After a day spent walking through history, we wanted to spend some time in nature. We booked an all day tour to hike Bach Ma National Park. After driving up a steep and windy road with a crazy driver who loves to speed around curves, we hiked to the peak’s viewing point and were rewarded with a semi clear view of the the valley below with a layer of fluffy clouds in between. Bach Ma used to be a French retreat with upwards of 200 villas spread throughout the mountainside and a lovely 4.5 hour hike to the community, but then the Japanese showed up in the 1940’s and kicked everyone out. Following the Japanese, the American’s took over before handing the mountain to the South Vietnamese, which lost it to the Viet Cong of the North. Eventually it was turned into a National Park and all the military stuff abandoned, but there are remnants of Viet Cong tunnels, which our guide walked us through. 

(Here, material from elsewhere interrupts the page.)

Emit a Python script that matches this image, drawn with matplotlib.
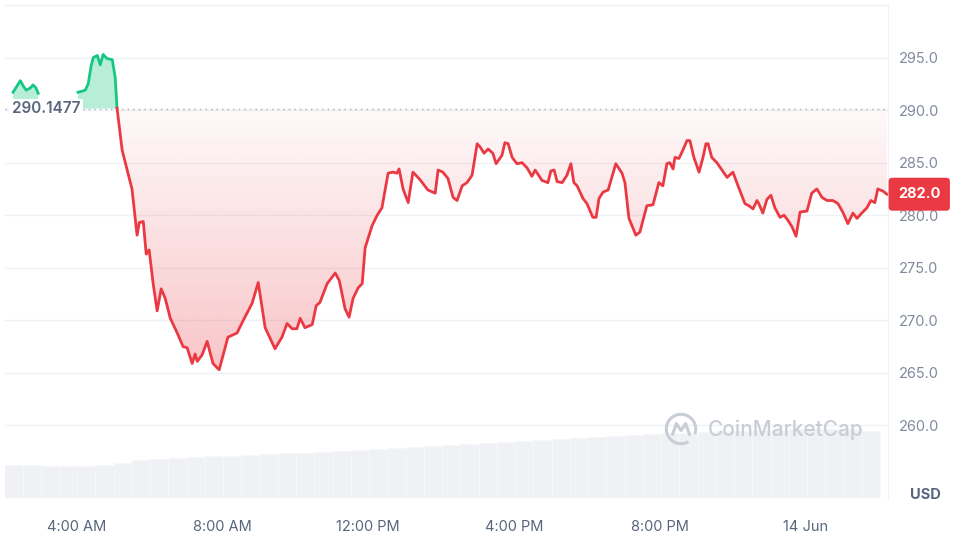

View from top of Bach Ma. See the windy road we drove up?

Old French Villa on Bach Ma.

The mountain has 5 beautiful lakes that all flow into each other and out to Vietnam’s largest waterfall - a 300-meter cascade. We had to use wire ropes to transverse the steep, rocky terrain to get to some of the lakes. There were also cables over the river crossings that most people failed to use correctly and got soaked shoes for their efforts, but I took the easy way over and jumped the river rocks. We lucked out and had a half sunny day, as opposed to the typical dreary and raining days winter in Hue usually offers.

Lake 1.

Robby crossing scary bridge with wire rope.

Our tour guide jumping into a lake.

The 300 meter waterfall, or the top of it. Biggest waterfall in Vietnam.

All in all, Hue wasn’t so bad. You really don’t need more than 2 days to see all the sights, but you can get by seeing almost everything in 1.5 days.